His younger brother John VII entered into Swedish service and became governor of Vyborg. His brother Eric IV inherited the Stolzenau section of the county. His sisters Anna and Elisabeth were canonesses of Vreden Abbey and Essen Abbey.

=== Reign ===
After a feudal dispute, the County of Hoya was occupied by Dukes Henry the Middle and Henry the Elder of Brunswick-Lüneburg in 1512. Jobst and his family found refuge with Count Edzard I of East Frisia. In 1519, a compromise was found and Hoya was returned to Jobst, after he paid a huge sum of money.

Jobst introduced the Reformation in the county of Hoya. He was a supporter of Martin Luther as early as 1523. In 1525, Luther sent the theologian Adrian Buxschott to Hoya. In 1532, Jobst dissolved the abbey in Bücken and other monasteries in Hoya; only the abbey in Bassum was allowed to continue as a befitting place for unmarried daughters of the nobility.

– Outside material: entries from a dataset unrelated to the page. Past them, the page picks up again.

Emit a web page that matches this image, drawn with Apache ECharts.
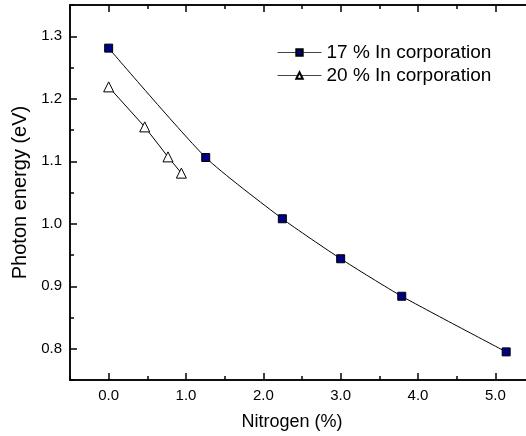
<!DOCTYPE html>
<html>
<head>
<meta charset="utf-8">
<script src="https://cdn.jsdelivr.net/npm/echarts@6/dist/echarts.min.js"></script>
<style>
  html, body { margin: 0; padding: 0; background: #fff; }
  #chart { width: 526px; height: 436px; }
</style>
</head>
<body>
<div id="chart"></div>
<script>
// Band-gap photon energy versus nitrogen content for two indium fractions
const seriesNames = ['17 % In corporation', '20 % In corporation'];
const nitrogen17 = [0.0, 1.255, 2.246, 3.0, 3.79, 5.14];
const energy17 = [1.281, 1.106, 1.008, 0.944, 0.884, 0.795];
const nitrogen20 = [0.0, 0.466, 0.767, 0.94];
const energy20 = [1.219, 1.155, 1.107, 1.081];

const xMajorTicks = [0, 1, 2, 3, 4, 5];
const xMinorTicks = [-0.5, 0.5, 1.5, 2.5, 3.5, 4.5, 5.5];
const yMajorTicks = [0.8, 0.9, 1.0, 1.1, 1.2, 1.3];
const yMinorTicks = [0.75, 0.85, 0.95, 1.05, 1.15, 1.25, 1.35];

const FONT = 'Liberation Sans, Arial, Helvetica, sans-serif';
const AXIS_LINE = { color: '#000', width: 1.5 };
const TICK_LABEL = { color: '#000', fontFamily: FONT, fontSize: 15 };

function pairs(xs, ys) { return xs.map((x, i) => [x, ys[i]]); }
function fmt(v) { return Number(v).toFixed(1); }

function xAxisDef(pos, ticks, len, labels, name) {
  return {
    type: 'value', position: pos, min: -0.5, max: 5.5,
    axisLine: { show: true, onZero: false, lineStyle: AXIS_LINE },
    axisTick: { show: true, inside: true, length: len, customValues: ticks, lineStyle: AXIS_LINE },
    axisLabel: labels
      ? Object.assign({ show: true, customValues: ticks, margin: 8, formatter: fmt }, TICK_LABEL)
      : { show: false },
    splitLine: { show: false },
    name: name || '', nameLocation: 'middle', nameGap: 33,
    nameTextStyle: { color: '#000', fontFamily: FONT, fontSize: 18, padding: [0, 20, 0, 0] }
  };
}

function yAxisDef(ticks, len, labels, name) {
  return {
    type: 'value', position: 'left', min: 0.75, max: 1.35,
    axisLine: { show: true, onZero: false, lineStyle: AXIS_LINE },
    axisTick: { show: true, inside: true, length: len, customValues: ticks, lineStyle: AXIS_LINE },
    axisLabel: labels
      ? Object.assign({ show: true, customValues: ticks, margin: 8, formatter: fmt }, TICK_LABEL)
      : { show: false },
    splitLine: { show: false },
    name: name || '', nameLocation: 'middle', nameGap: 40, nameRotate: 90,
    nameTextStyle: { color: '#000', fontFamily: FONT, fontSize: 20 }
  };
}

const chart = echarts.init(document.getElementById('chart'), null, { renderer: 'canvas' });
chart.setOption({
  animation: false,
  backgroundColor: '#fff',
  grid: { left: 70, right: -8, top: 5, bottom: 56, containLabel: false, outerBoundsMode: 'none' },
  xAxis: [
    xAxisDef('bottom', xMajorTicks, 7, true, 'Nitrogen (%)'),
    xAxisDef('bottom', xMinorTicks, 4, false),
    xAxisDef('top', xMajorTicks, 7, false),
    xAxisDef('top', xMinorTicks, 4, false)
  ],
  yAxis: [
    yAxisDef(yMajorTicks, 7, true, 'Photon energy (eV)'),
    yAxisDef(yMinorTicks, 4, false)
  ],
  legend: {
    orient: 'vertical', left: 277, top: 43, itemGap: 4, padding: 0,
    itemWidth: 44, itemHeight: 8,
    lineStyle: { color: '#444', width: 1 },
    textStyle: { color: '#000', fontFamily: FONT, fontSize: 19 },
    data: seriesNames
  },
  series: [
    {
      name: seriesNames[0], type: 'line', xAxisIndex: 0, yAxisIndex: 0,
      data: pairs(nitrogen17, energy17), smooth: 0.2,
      symbol: 'rect', symbolSize: 8,
      itemStyle: { color: '#000080', borderColor: '#000', borderWidth: 1 },
      lineStyle: { color: '#000', width: 1 }
    },
    {
      name: seriesNames[1], type: 'line', xAxisIndex: 0, yAxisIndex: 0,
      data: pairs(nitrogen20, energy20),
      symbol: 'triangle', symbolSize: 10,
      itemStyle: { color: '#fff', borderColor: '#000', borderWidth: 1 },
      lineStyle: { color: '#000', width: 1 }
    }
  ]
});
</script>
</body>
</html>
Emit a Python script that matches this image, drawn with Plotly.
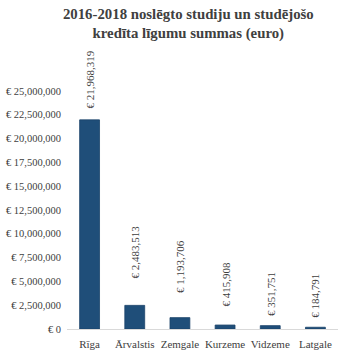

Jobst's reign saddled the county with heavy debts and mortgages on many manors. He also left unresolved disputes with his creditors.

=== Death ===
Jobst and his wife both died in 1545. They were buried in the St. Martin church in Nienburg. Her tomb is located in the hall below the church tower.

== Marriage and issue ==
Jobst married Anna of Gleichen and had the following children:
- Albert (1526–1563), Count of Hoya 1545–1563
- Eric V (1535–1575), Count of Hoya 1563–1575
- Otto (1530–1582), Count of Hoya 1575–1582
- Margaret, (1527–1596), abbess of Bassum Abbey 1541–1549, married Rudolph of Diepholz in 1549 Rudolf
- Jobst (1528–1546), canon of Cologne
- Wolfgang (1531–1560), canon of Verden, Cologne and Strasbourg
- Magdalene (1532–1545)
- Anna (1533–1585), Abbess in Bassum 1549–1584
- Mary (1534–1589), married on 7 May 1554 Hermann Georg of Limburg
- John (b. 1536), canon in Bücken
- Ermengarda (1537–1575), married John of Buren
- Elise (1538–1548)
- Frederick (b. 1540), Canon in Strasbourg

After Jobst's death, his sons Albert, Eric and Otto successively ruled Hoya. They all died without a male heir. With Otto's death, the House of Hoya died out in 1582.